Steam irons are a great invention, but they are probably only really ideal in areas with soft water, water that has no lime in it. To save money the wife never uses distilled water in the iron, alway water from the tap.
Fill up the small tranparent plastic tank on the top of the iron. Insert the plug into the socket, put the iron down on the window ledge. It starts to make noises, gurgling and hissing. Lay out the shirt on the ironing board and pick the iron up. It violently produces a gout of steam and starts to spray scalding hot water.
This is not the way things should be. Attempt to adjust the machine, but this does not improve matters. Instead of steaming the clothing it soaks it. Clearly, the iron needs to be descaled.
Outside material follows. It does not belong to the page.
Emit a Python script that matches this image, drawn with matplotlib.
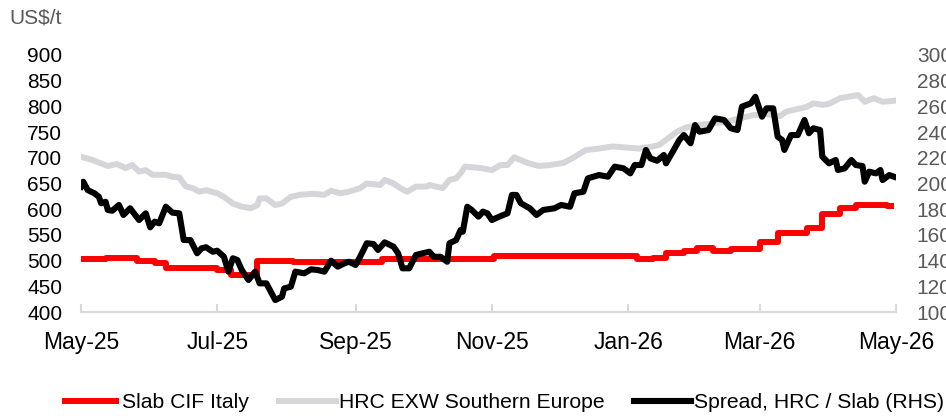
import matplotlib
matplotlib.use('Agg')
import matplotlib.pyplot as plt
import matplotlib.dates as mdates
import pandas as pd

plt.rcParams['font.family'] = ['Liberation Sans', 'DejaVu Sans']

RED = '#FF0000'
GREY = '#D6D6DA'
BLACK = '#000000'
AXIS = '#D9D9D9'
LABEL_GREY = '#595959'

# --- Slab CIF Italy (US$/t, weekly steps) ---------------------------------
SLAB_DATES = ['2025-05-01', '2025-05-12', '2025-05-26', '2025-06-03', '2025-06-08',
              '2025-07-01', '2025-07-07', '2025-07-19', '2025-08-04', '2025-09-13',
              '2025-10-27', '2025-11-02', '2026-01-05', '2026-01-12', '2026-01-18',
              '2026-01-26', '2026-02-01', '2026-02-08', '2026-02-16', '2026-03-01',
              '2026-03-09', '2026-03-22', '2026-03-29', '2026-04-06', '2026-04-13',
              '2026-04-27', '2026-04-30']
SLAB_VALUES = [503, 506, 499, 496, 486, 482, 472, 500, 497, 503,
               504, 509, 503, 506, 514, 519, 524, 519, 522, 536,
               554, 563, 591, 602, 608, 606, 606]

# --- HRC EXW Southern Europe (US$/t) --------------------------------------
HRC_DATES = ['2025-05-01', '2025-05-06', '2025-05-13', '2025-05-17', '2025-05-21',
             '2025-05-24', '2025-05-27', '2025-05-30', '2025-06-02', '2025-06-08',
             '2025-06-11', '2025-06-14', '2025-06-17', '2025-06-20', '2025-06-23',
             '2025-06-26', '2025-07-01', '2025-07-04', '2025-07-08', '2025-07-12',
             '2025-07-16', '2025-07-19', '2025-07-20', '2025-07-23', '2025-07-27',
             '2025-07-30', '2025-08-03', '2025-08-07', '2025-08-13', '2025-08-18',
             '2025-08-21', '2025-08-25', '2025-08-29', '2025-09-03', '2025-09-06',
             '2025-09-12', '2025-09-14', '2025-09-18', '2025-09-21', '2025-09-24',
             '2025-09-28', '2025-10-03', '2025-10-04', '2025-10-10', '2025-10-13',
             '2025-10-16', '2025-10-18', '2025-10-20', '2025-10-27', '2025-11-01',
             '2025-11-05', '2025-11-08', '2025-11-11', '2025-11-17', '2025-11-22',
             '2025-11-27', '2025-12-03', '2025-12-07', '2025-12-13', '2025-12-19',
             '2025-12-25', '2025-12-31', '2026-01-06', '2026-01-12', '2026-01-15',
             '2026-01-18', '2026-01-23', '2026-01-27', '2026-02-02', '2026-02-08',
             '2026-02-14', '2026-02-20', '2026-02-26', '2026-03-04', '2026-03-10',
             '2026-03-13', '2026-03-16', '2026-03-22', '2026-03-25', '2026-03-29',
             '2026-04-01', '2026-04-06', '2026-04-10', '2026-04-14', '2026-04-17',
             '2026-04-21', '2026-04-25', '2026-04-30']
HRC_VALUES = [702, 696, 684, 688, 680, 686, 673, 676, 667, 667,
              663, 662, 644, 641, 634, 637, 631, 624, 611, 605,
              602, 608, 621, 621, 608, 611, 624, 628, 630, 628,
              636, 631, 634, 641, 650, 647, 657, 650, 641, 634,
              644, 644, 647, 641, 657, 660, 670, 683, 680, 676,
              686, 686, 701, 690, 684, 686, 690, 699, 715, 718,
              722, 720, 718, 722, 725, 735, 751, 759, 764, 767,
              770, 777, 783, 785, 781, 790, 793, 799, 806, 803,
              805, 816, 819, 822, 809, 816, 809, 811]

# --- Spread, HRC / Slab (US$/t, RHS) --------------------------------------
SPREAD_DATES = ['2025-05-01', '2025-05-02', '2025-05-04', '2025-05-07', '2025-05-09',
                '2025-05-10', '2025-05-12', '2025-05-13', '2025-05-15', '2025-05-18',
                '2025-05-20', '2025-05-23', '2025-05-27', '2025-05-30', '2025-06-01',
                '2025-06-03', '2025-06-05', '2025-06-08', '2025-06-11', '2025-06-14',
                '2025-06-16', '2025-06-19', '2025-06-22', '2025-06-24', '2025-06-26',
                '2025-06-29', '2025-07-01', '2025-07-04', '2025-07-06', '2025-07-08',
                '2025-07-10', '2025-07-12', '2025-07-15', '2025-07-18', '2025-07-20',
                '2025-07-23', '2025-07-27', '2025-07-30', '2025-07-31', '2025-08-03',
                '2025-08-05', '2025-08-09', '2025-08-12', '2025-08-15', '2025-08-18',
                '2025-08-21', '2025-08-24', '2025-08-27', '2025-08-29', '2025-09-01',
                '2025-09-03', '2025-09-06', '2025-09-09', '2025-09-11', '2025-09-14',
                '2025-09-18', '2025-09-20', '2025-09-22', '2025-09-25', '2025-09-28',
                '2025-10-01', '2025-10-04', '2025-10-06', '2025-10-09', '2025-10-12',
                '2025-10-13', '2025-10-16', '2025-10-18', '2025-10-19', '2025-10-21',
                '2025-10-23', '2025-10-26', '2025-10-28', '2025-10-30', '2025-11-01',
                '2025-11-05', '2025-11-08', '2025-11-10', '2025-11-12', '2025-11-14',
                '2025-11-18', '2025-11-21', '2025-11-24', '2025-11-29', '2025-12-02',
                '2025-12-06', '2025-12-08', '2025-12-12', '2025-12-14', '2025-12-19',
                '2025-12-23', '2025-12-26', '2025-12-30', '2026-01-02', '2026-01-04',
                '2026-01-07', '2026-01-09', '2026-01-11', '2026-01-14', '2026-01-17',
                '2026-01-18', '2026-01-21', '2026-01-24', '2026-01-26', '2026-01-29',
                '2026-01-31', '2026-02-02', '2026-02-06', '2026-02-09', '2026-02-13',
                '2026-02-16', '2026-02-19', '2026-02-21', '2026-02-25', '2026-02-27',
                '2026-02-28', '2026-03-02', '2026-03-04', '2026-03-07', '2026-03-09',
                '2026-03-11', '2026-03-12', '2026-03-15', '2026-03-18', '2026-03-21',
                '2026-03-23', '2026-03-25', '2026-03-28', '2026-03-29', '2026-04-01',
                '2026-04-04', '2026-04-05', '2026-04-08', '2026-04-11', '2026-04-13',
                '2026-04-16', '2026-04-17', '2026-04-19', '2026-04-22', '2026-04-24',
                '2026-04-25', '2026-04-28', '2026-04-30']
SPREAD_VALUES = [197.5, 201.4, 194.9, 192.4, 189.7, 184.6, 185.8, 179.4, 178.8, 183.3,
                 175.5, 180.7, 171.6, 176.8, 165.9, 170.3, 169.0, 181.9, 177.3, 176.8,
                 156.0, 156.0, 145.7, 149.6, 150.4, 146.9, 147.7, 143.0, 131.4, 141.8,
                 140.5, 132.7, 124.9, 131.4, 122.3, 122.3, 109.3, 111.9, 118.4, 119.7,
                 131.4, 130.1, 133.2, 132.7, 131.4, 139.9, 135.3, 137.9, 139.1, 136.6,
                 143.0, 153.5, 152.9, 148.3, 154.2, 150.8, 145.7, 134.0, 134.0, 144.4,
                 145.7, 146.9, 143.0, 143.0, 139.1, 153.5, 156.0, 163.8, 162.5, 181.9,
                 179.4, 174.2, 178.1, 176.8, 171.6, 174.7, 176.8, 191.1, 191.1, 184.6,
                 180.7, 175.5, 179.4, 180.7, 183.3, 181.9, 192.4, 193.6, 204.0, 206.6,
                 205.3, 213.1, 211.8, 207.9, 214.4, 214.4, 226.1, 219.6, 217.7, 222.2,
                 215.7, 224.7, 233.9, 237.7, 231.3, 245.5, 240.3, 241.6, 250.7, 249.4,
                 243.0, 241.6, 259.8, 262.4, 267.5, 262.4, 252.0, 258.5, 258.5, 236.4,
                 233.9, 226.1, 237.7, 237.7, 249.4, 239.1, 243.0, 241.6, 220.9, 215.7,
                 218.3, 210.5, 211.8, 218.3, 214.4, 213.6, 201.4, 209.2, 207.9, 210.5,
                 202.7, 206.6, 205.3]

LEFT_TICKS = list(range(400, 901, 50))
RIGHT_TICKS = list(range(100, 301, 20))
X_START, X_END = '2025-05-01', '2026-05-01'

fig = plt.figure(figsize=(9.46, 4.16), dpi=100, facecolor='white')
ax = fig.add_axes([81 / 946, 1 - 312 / 416, 815 / 946, 257 / 416])
ax2 = ax.twinx()

l_slab, = ax.plot(pd.to_datetime(SLAB_DATES), SLAB_VALUES, color=RED, lw=4.3,
                  drawstyle='steps-post', solid_capstyle='butt', zorder=2)
l_hrc, = ax.plot(pd.to_datetime(HRC_DATES), HRC_VALUES, color=GREY, lw=4.3,
                 solid_joinstyle='round', zorder=1)
l_spread, = ax2.plot(pd.to_datetime(SPREAD_DATES), SPREAD_VALUES, color=BLACK, lw=4.4,
                     solid_joinstyle='round')

ax.set_xlim(pd.Timestamp(X_START), pd.Timestamp(X_END))
ax.set_ylim(400, 900)
ax2.set_ylim(100, 300)
ax.set_yticks(LEFT_TICKS)
ax2.set_yticks(RIGHT_TICKS)

ax.xaxis.set_major_locator(mdates.MonthLocator(bymonth=[1, 3, 5, 7, 9, 11]))
ax.xaxis.set_major_formatter(mdates.DateFormatter('%b-%y'))

for s in ['top', 'left', 'right']:
    ax.spines[s].set_visible(False)
for s in ax2.spines.values():
    s.set_visible(False)
ax.spines['bottom'].set_color(AXIS)
ax.spines['bottom'].set_linewidth(1.5)

ax.tick_params(axis='x', direction='in', length=6, width=1.5, color=AXIS,
               labelsize=16.5, labelcolor='black', pad=14)
ax.tick_params(axis='y', length=0, labelsize=15, labelcolor='black', pad=13.5)
ax2.tick_params(axis='y', length=0, labelsize=15, labelcolor=LABEL_GREY, pad=15)

fig.text(62 / 946, 1 - 18 / 416, 'US$/t', ha='right', va='center',
         fontsize=15, color=LABEL_GREY)

fig.legend([l_slab, l_hrc, l_spread],
           ['Slab CIF Italy', 'HRC EXW Southern Europe', 'Spread, HRC / Slab (RHS)'],
           loc='center left', bbox_to_anchor=(62 / 946, 1 - 403 / 416),
           ncol=3, frameon=False, fontsize=15.2, handlelength=2.7,
           handletextpad=0.15, columnspacing=1.4, borderpad=0, borderaxespad=0)

fig.savefig('out.png', dpi=100, facecolor='white')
Make up a solution of sulphamic acid, and pour it into the iron. Use the clearing tab on the side of the iron to let the acidic solution percolate through the iron. Then leave it for half an hour. Then plug it in again, holding it over the sink. The iron hisses like fury and blows out large clouds of steam. The whole working surface of the iron is covered in yellowish lime depostts, which dry into the metal surface immediately. Use a cleaning agent to scour these away, and wait until the remainder of the sulphonic acid has passed through the iron.
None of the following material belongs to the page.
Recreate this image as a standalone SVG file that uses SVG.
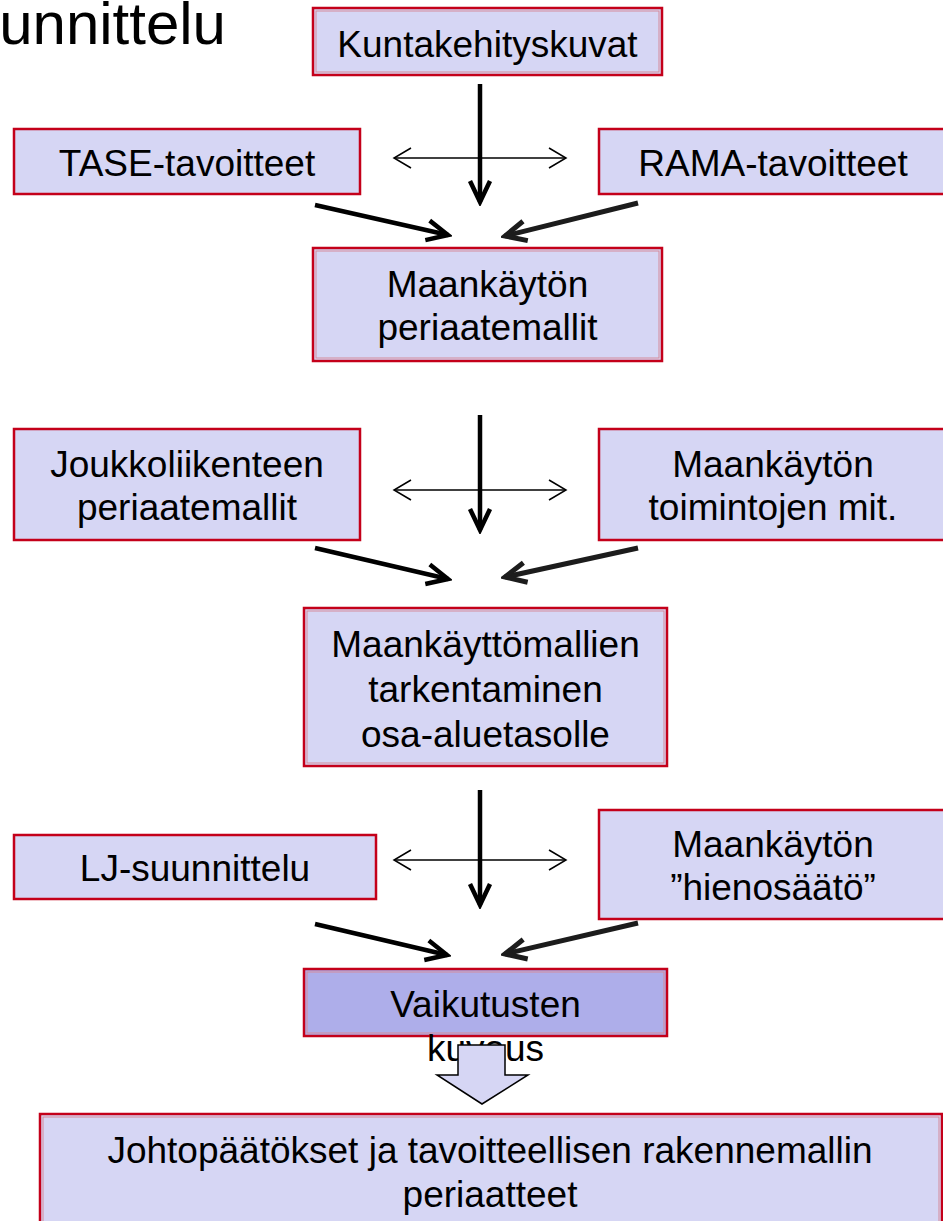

Take the water container from the air dryer and use this to fill the iron. There should be no lime in it, it originates condensate of water vapour in the bathroom.
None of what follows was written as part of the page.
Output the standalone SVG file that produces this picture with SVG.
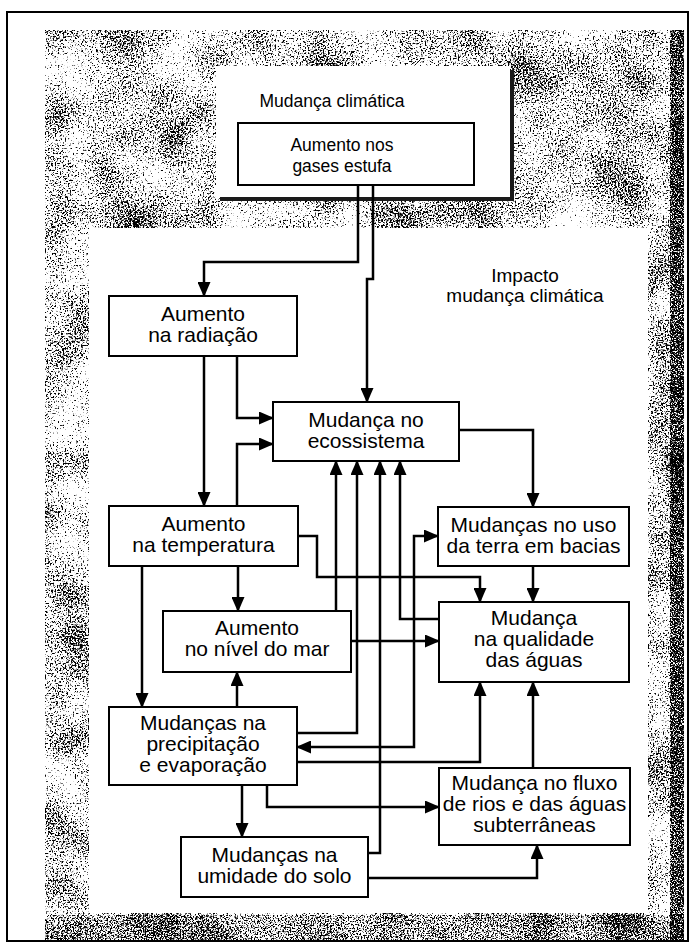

Let some through the iron to rinse the remainder of the acid out of the iron's insides, and then go back to ironing the shirts. The iron works now, and the erratic behaviour has quietened down considerably.
Reach for another shirt, and allow the elbow to touch the iron which is resting on its end on the ironing board.
Now there is a burn on the skin on the side of the elbow, a painful burn.
This is the revenge of the clothes iron.